While I did have some success with in-place install shenanigans, I eventually settled on creating a customised install ISO for the distribution I wanted (with a script to have it automatically listening for remote shell connections, and so on), using isohybrid on the ISO (which makes the ISO's first sector also a bootable MBR), and then simply dd if=install.iso of=/dev/sda - right over the top of the partition table and everything.

It's inelegant, to say the very least, but it works just fine! I'm pretty sure I saw that technique used a few times during Twitch Installs Arch Linux, during the more exotic segments when some joker hijacked the effort temporarily by installing Windows 95, and TempleOS, and so on.

5 comments

> dd if=install.iso of=/dev/sda - right over the top of the partition table and everything.

I do the same thing. Then reboot and use fdisk to delete the main partition and recreate it again, except this time using all the available space of install drive. Then resize2fs to expand the filesystem.

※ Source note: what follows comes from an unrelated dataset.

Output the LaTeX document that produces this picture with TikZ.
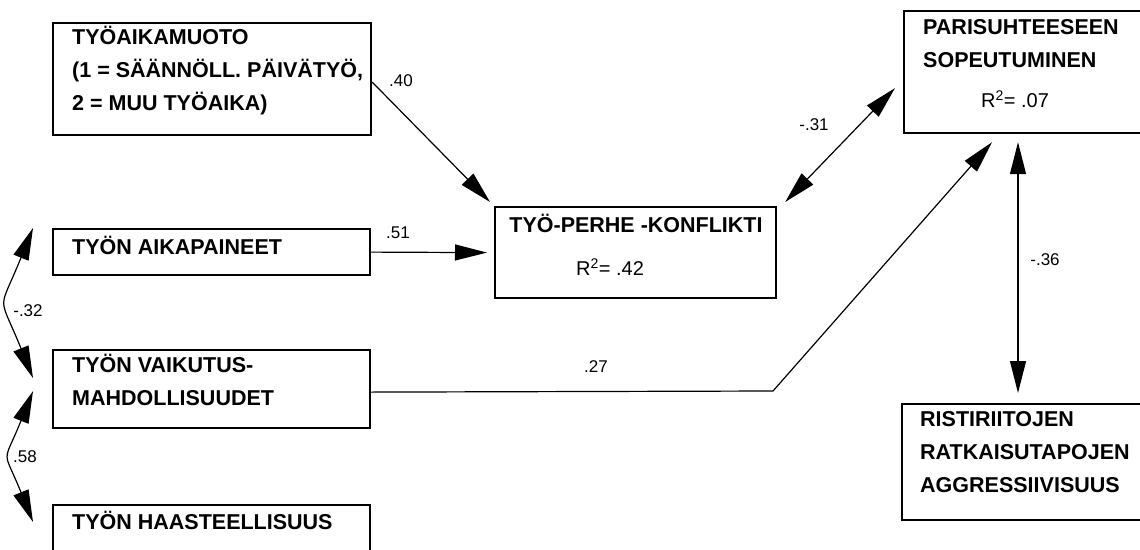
\documentclass[tikz,border=0pt]{standalone}
\usepackage{fontspec}
\setmainfont{Liberation Sans}
\usetikzlibrary{arrows.meta,positioning,calc}

\begin{document}
\begin{tikzpicture}[
  x=1pt, y=-1pt,
  box/.style={draw, line width=2.2pt, anchor=north west, inner sep=0pt},
  lbl/.style={anchor=west, align=left, inner sep=0pt, font=\bfseries\fontsize{21.5}{33}\selectfont},
  rsq/.style={inner sep=0pt, font=\fontsize{20}{22}\selectfont},
  coef/.style={inner sep=0pt, font=\fontsize{17}{19}\selectfont},
  eff/.style={-{Triangle[length=32pt, width=16pt]}, line width=1.2pt},
  cov/.style={{Triangle[length=32pt, width=16pt]}-{Triangle[length=32pt, width=16pt]}, line width=1.2pt}
]
  \useasboundingbox[fill=white] (0,0) rectangle (1140,549);

  % Boxes
  \node[box, minimum width=318pt, minimum height=112pt] (tam) at (52,22) {};
  \node[box, minimum width=317pt, minimum height=46pt] (aika) at (52,228) {};
  \node[box, minimum width=317pt, minimum height=78pt] (vaik) at (52,349) {};
  \node[box, minimum width=317pt, minimum height=52pt] (haas) at (52,504) {};
  \node[box, minimum width=281pt, minimum height=91pt] (tpk) at (494,206) {};
  \node[box, minimum width=245pt, minimum height=122pt] (pari) at (903,10) {};
  \node[box, minimum width=245pt, minimum height=116pt] (rist) at (901,403) {};

  \node[lbl] (tamT) at (72,71) {TYÖAIKAMUOTO\\(1 = SÄÄNNÖLL. PÄIVÄTYÖ,\\2 = MUU TYÖAIKA)};
  \node[lbl] (aikaT) at (72,245) {TYÖN AIKAPAINEET};
  \node[lbl] (vaikT) at (72,380) {TYÖN VAIKUTUS-\\MAHDOLLISUUDET};
  \node[lbl] (haasT) at (72,520) {TYÖN HAASTEELLISUUS};
  \node[lbl, anchor=center] (tpkT) at (636,223) {TYÖ-PERHE -KONFLIKTI};
  \node[rsq] (tpkR) at (610,267) {R\textsuperscript{2}= .42};
  \node[lbl] (pariT) at (923,44) {PARISUHTEESEEN\\SOPEUTUMINEN};
  \node[rsq] (pariR) at (1015,99) {R\textsuperscript{2}= .07};
  \node[lbl] (ristT) at (920,452) {RISTIRIITOJEN\\RATKAISUTAPOJEN\\AGGRESSIIVISUUS};

  % Paths
  \coordinate (k27) at (773,391);
  \draw[eff] ([yshift=-3pt]tam.east) -- ([shift={(-4pt,4pt)}]tpk.north west);
  \draw[eff] (aika.east) -- ([xshift=-7pt]tpk.west);
  \draw[eff] ([yshift=-3pt]vaik.east) -- (k27) -- ([shift={(89pt,-8pt)}]pari.south west);
  \draw[cov] ([shift={(8pt,4pt)}]tpk.north east) -- ([shift={(-8pt,-16pt)}]pari.west);
  \draw[cov] ([shift={(115pt,-8pt)}]pari.south west) -- ([shift={(117pt,10pt)}]rist.north west);
  \draw[cov] ([xshift=-19pt]aika.north west) to[bend right=22, looseness=1.6] ([shift={(-19pt,11pt)}]vaik.west);
  \draw[cov] ([shift={(-19pt,-2pt)}]vaik.west) to[bend right=22, looseness=1.6] ([shift={(-19pt,-18pt)}]haas.north west);

  \node[coef] (l40) at (401,81) {.40};
  \node[coef] (l51) at (398,233) {.51};
  \node[coef] (l27) at (596,367) {.27};
  \node[coef] (l31) at (814,125) {-.31};
  \node[coef] (l36) at (1045,260) {-.36};
  \node[coef] (l32) at (28,311) {-.32};
  \node[coef] (l58) at (25,457) {.58};
\end{tikzpicture}
\end{document}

How does something like the Arch Linux installer handle being "overwritten" as it installs? Or do you skip the first ~700mb of the drive when installing?
Interesting approach, skipping the space. But I think it would be simpler to just start with whatever's configured on the install disc. It's a pretty normal archlinux install, just need to change the passwords.
There's no need for an ISO image. Just prepare the system on either bare metal or a virtual machine, then tar the entire disk to a file, transfer and feed that file to dd instead. Of course, make sure you use the same (or smaller, but you'll have to claim unused space later) disk size, and be careful when choosing partition table type and aligning partitions.
> It's inelegant, to say the very least, but it works just fine! I'm pretty sure I saw that technique used a few times during Twitch Installs Arch Linux, during the more exotic segments when some joker hijacked the effort temporarily by installing Windows 95, and TempleOS, and so on.

Don't forget Gentoo! That's precisely how they installed it.

You don't even have to copy the installer, you can just copy an existing install in-place (just as you'd copy an image to a Raspberry Pi SD card).